--- Supplied material ---
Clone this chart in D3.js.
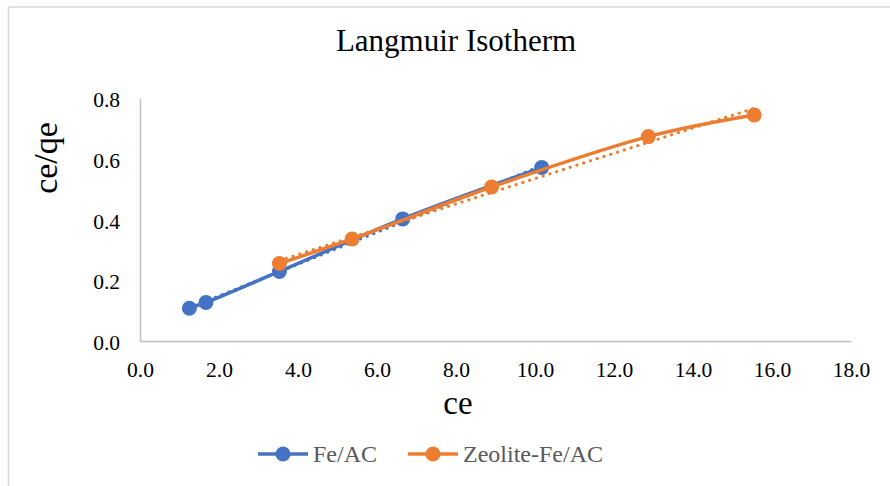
<!DOCTYPE html>
<html>
<head>
<meta charset="utf-8">
<script src="https://cdn.jsdelivr.net/npm/d3@7"></script>
<style>
  body { margin: 0; background: #fff; }
  svg text { font-family: "Liberation Serif", "Times New Roman", serif; }
</style>
</head>
<body>
<script>
// data
var feCe = [1.25, 1.67, 3.53, 6.65, 10.17];
var feRatio = [0.108, 0.127, 0.229, 0.402, 0.571];
var zeoCe = [3.53, 5.37, 8.90, 12.87, 15.55];
var zeoRatio = [0.255, 0.336, 0.507, 0.673, 0.744];
var xTicks = [0, 2, 4, 6, 8, 10, 12, 14, 16, 18];
var yTicks = [0, 0.2, 0.4, 0.6, 0.8];

var series = [
    { name: "Fe/AC", color: "#4472c4", x: feCe, y: feRatio },
    { name: "Zeolite-Fe/AC", color: "#ed7d31", x: zeoCe, y: zeoRatio }
];

var w = 890;
var h = 486;
var serif = "'Liberation Serif', 'Times New Roman', serif";

var svg = d3.select("body")
    .append("svg")
    .attr("width", w)
    .attr("height", h);

// chart border
svg.append("rect")
    .attr("x", 8.5)
    .attr("y", 7)
    .attr("width", w)
    .attr("height", h)
    .attr("fill", "none")
    .attr("stroke", "#d9d9d9")
    .attr("stroke-width", 1.5);

var x = d3.scaleLinear().domain([0, 18]).range([140, 851]);
var y = d3.scaleLinear().domain([0, 0.8]).range([341, 98]);

// axes
var xAxis = svg.append("g")
    .attr("transform", "translate(0," + y(0) + ")")
    .call(d3.axisBottom(x).tickValues(xTicks).tickSize(0).tickFormat(d3.format(".1f")));
xAxis.attr("font-family", null).attr("font-size", null);
xAxis.select(".domain").attr("stroke", "#bfbfbf").attr("stroke-width", 1.5);
xAxis.selectAll("text")
    .attr("dy", 0)
    .attr("y", 36)
    .attr("fill", "#000")
    .style("font-size", "21.5px")
    .style("font-family", serif);

var yAxis = svg.append("g")
    .attr("transform", "translate(" + x(0) + ",0)")
    .call(d3.axisLeft(y).tickValues(yTicks).tickSize(0).tickFormat(d3.format(".1f")));
yAxis.attr("font-family", null).attr("font-size", null);
yAxis.select(".domain").attr("stroke", "#bfbfbf").attr("stroke-width", 1.5);
yAxis.selectAll("text")
    .attr("x", -20)
    .attr("dy", "0.4em")
    .attr("fill", "#000")
    .style("font-size", "21.5px")
    .style("font-family", serif);

// least squares trendline
function trend(xs, ys) {
    var mx = d3.mean(xs), my = d3.mean(ys);
    var num = 0, den = 0;
    for (var i = 0; i < xs.length; i++) {
        num += (xs[i] - mx) * (ys[i] - my);
        den += (xs[i] - mx) * (xs[i] - mx);
    }
    var b = num / den;
    var a = my - b * mx;
    var x0 = d3.min(xs), x1 = d3.max(xs);
    return [[x0, a + b * x0], [x1, a + b * x1]];
}

var smooth = d3.line()
    .x(function (d) { return x(d[0]); })
    .y(function (d) { return y(d[1]); })
    .curve(d3.curveCatmullRom.alpha(0.5));

var straight = d3.line()
    .x(function (d) { return x(d[0]); })
    .y(function (d) { return y(d[1]); });

series.forEach(function (s) {
    var pts = s.x.map(function (v, i) { return [v, s.y[i]]; });

    svg.append("path")
        .attr("d", straight(trend(s.x, s.y)))
        .attr("fill", "none")
        .attr("stroke", s.color)
        .attr("stroke-width", 3.2)
        .attr("stroke-linecap", "round")
        .attr("stroke-dasharray", "0.1 7");

    svg.append("path")
        .attr("d", smooth(pts))
        .attr("fill", "none")
        .attr("stroke", s.color)
        .attr("stroke-width", 3.5);

    svg.selectAll(null)
        .data(pts)
        .enter()
        .append("circle")
        .attr("cx", function (d) { return x(d[0]); })
        .attr("cy", function (d) { return y(d[1]); })
        .attr("r", 7.5)
        .attr("fill", s.color);
});

// title and axis labels
svg.append("text")
    .text("Langmuir Isotherm")
    .attr("x", 456)
    .attr("y", 51)
    .attr("text-anchor", "middle")
    .style("font-family", serif)
    .style("font-size", "31px")
    .attr("fill", "#000");

svg.append("text")
    .text("ce")
    .attr("x", 458)
    .attr("y", 414)
    .attr("text-anchor", "middle")
    .style("font-family", serif)
    .style("font-size", "33px")
    .attr("fill", "#000");

svg.append("text")
    .text("ce/qe")
    .attr("transform", "translate(57,158) rotate(-90)")
    .attr("text-anchor", "middle")
    .style("font-family", serif)
    .style("font-size", "34px")
    .attr("fill", "#000");

// legend
var legendX = [258, 408];
series.forEach(function (s, i) {
    var g = svg.append("g").attr("transform", "translate(" + legendX[i] + ",454)");
    g.append("line")
        .attr("x1", 0).attr("x2", 50)
        .attr("stroke", s.color)
        .attr("stroke-width", 3.5);
    g.append("circle")
        .attr("cx", 25)
        .attr("r", 7.5)
        .attr("fill", s.color);
    g.append("text")
        .text(s.name)
        .attr("x", 55)
        .attr("y", 8)
        .style("font-family", serif)
        .style("font-size", "24px")
        .attr("fill", "#595959");
});
</script>
</body>
</html>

--- Short task ---
Using the material above, return every line exactly as it appears, minus the pictures.

--- Task output ---
Clone this chart in D3.js.
<!DOCTYPE html>
<html>
<head>
<meta charset="utf-8">
<script src="https://cdn.jsdelivr.net/npm/d3@7"></script>
<style>
  body { margin: 0; background: #fff; }
  svg text { font-family: "Liberation Serif", "Times New Roman", serif; }
</style>
</head>
<body>
<script>
// data
var feCe = [1.25, 1.67, 3.53, 6.65, 10.17];
var feRatio = [0.108, 0.127, 0.229, 0.402, 0.571];
var zeoCe = [3.53, 5.37, 8.90, 12.87, 15.55];
var zeoRatio = [0.255, 0.336, 0.507, 0.673, 0.744];
var xTicks = [0, 2, 4, 6, 8, 10, 12, 14, 16, 18];
var yTicks = [0, 0.2, 0.4, 0.6, 0.8];

var series = [
    { name: "Fe/AC", color: "#4472c4", x: feCe, y: feRatio },
    { name: "Zeolite-Fe/AC", color: "#ed7d31", x: zeoCe, y: zeoRatio }
];

var w = 890;
var h = 486;
var serif = "'Liberation Serif', 'Times New Roman', serif";

var svg = d3.select("body")
    .append("svg")
    .attr("width", w)
    .attr("height", h);

// chart border
svg.append("rect")
    .attr("x", 8.5)
    .attr("y", 7)
    .attr("width", w)
    .attr("height", h)
    .attr("fill", "none")
    .attr("stroke", "#d9d9d9")
    .attr("stroke-width", 1.5);

var x = d3.scaleLinear().domain([0, 18]).range([140, 851]);
var y = d3.scaleLinear().domain([0, 0.8]).range([341, 98]);

// axes
var xAxis = svg.append("g")
    .attr("transform", "translate(0," + y(0) + ")")
    .call(d3.axisBottom(x).tickValues(xTicks).tickSize(0).tickFormat(d3.format(".1f")));
xAxis.attr("font-family", null).attr("font-size", null);
xAxis.select(".domain").attr("stroke", "#bfbfbf").attr("stroke-width", 1.5);
xAxis.selectAll("text")
    .attr("dy", 0)
    .attr("y", 36)
    .attr("fill", "#000")
    .style("font-size", "21.5px")
    .style("font-family", serif);

var yAxis = svg.append("g")
    .attr("transform", "translate(" + x(0) + ",0)")
    .call(d3.axisLeft(y).tickValues(yTicks).tickSize(0).tickFormat(d3.format(".1f")));
yAxis.attr("font-family", null).attr("font-size", null);
yAxis.select(".domain").attr("stroke", "#bfbfbf").attr("stroke-width", 1.5);
yAxis.selectAll("text")
    .attr("x", -20)
    .attr("dy", "0.4em")
    .attr("fill", "#000")
    .style("font-size", "21.5px")
    .style("font-family", serif);

// least squares trendline
function trend(xs, ys) {
    var mx = d3.mean(xs), my = d3.mean(ys);
    var num = 0, den = 0;
    for (var i = 0; i < xs.length; i++) {
        num += (xs[i] - mx) * (ys[i] - my);
        den += (xs[i] - mx) * (xs[i] - mx);
    }
    var b = num / den;
    var a = my - b * mx;
    var x0 = d3.min(xs), x1 = d3.max(xs);
    return [[x0, a + b * x0], [x1, a + b * x1]];
}

var smooth = d3.line()
    .x(function (d) { return x(d[0]); })
    .y(function (d) { return y(d[1]); })
    .curve(d3.curveCatmullRom.alpha(0.5));

var straight = d3.line()
    .x(function (d) { return x(d[0]); })
    .y(function (d) { return y(d[1]); });

series.forEach(function (s) {
    var pts = s.x.map(function (v, i) { return [v, s.y[i]]; });

    svg.append("path")
        .attr("d", straight(trend(s.x, s.y)))
        .attr("fill", "none")
        .attr("stroke", s.color)
        .attr("stroke-width", 3.2)
        .attr("stroke-linecap", "round")
        .attr("stroke-dasharray", "0.1 7");

    svg.append("path")
        .attr("d", smooth(pts))
        .attr("fill", "none")
        .attr("stroke", s.color)
        .attr("stroke-width", 3.5);

    svg.selectAll(null)
        .data(pts)
        .enter()
        .append("circle")
        .attr("cx", function (d) { return x(d[0]); })
        .attr("cy", function (d) { return y(d[1]); })
        .attr("r", 7.5)
        .attr("fill", s.color);
});

// title and axis labels
svg.append("text")
    .text("Langmuir Isotherm")
    .attr("x", 456)
    .attr("y", 51)
    .attr("text-anchor", "middle")
    .style("font-family", serif)
    .style("font-size", "31px")
    .attr("fill", "#000");

svg.append("text")
    .text("ce")
    .attr("x", 458)
    .attr("y", 414)
    .attr("text-anchor", "middle")
    .style("font-family", serif)
    .style("font-size", "33px")
    .attr("fill", "#000");

svg.append("text")
    .text("ce/qe")
    .attr("transform", "translate(57,158) rotate(-90)")
    .attr("text-anchor", "middle")
    .style("font-family", serif)
    .style("font-size", "34px")
    .attr("fill", "#000");

// legend
var legendX = [258, 408];
series.forEach(function (s, i) {
    var g = svg.append("g").attr("transform", "translate(" + legendX[i] + ",454)");
    g.append("line")
        .attr("x1", 0).attr("x2", 50)
        .attr("stroke", s.color)
        .attr("stroke-width", 3.5);
    g.append("circle")
        .attr("cx", 25)
        .attr("r", 7.5)
        .attr("fill", s.color);
    g.append("text")
        .text(s.name)
        .attr("x", 55)
        .attr("y", 8)
        .style("font-family", serif)
        .style("font-size", "24px")
        .attr("fill", "#595959");
});
</script>
</body>
</html>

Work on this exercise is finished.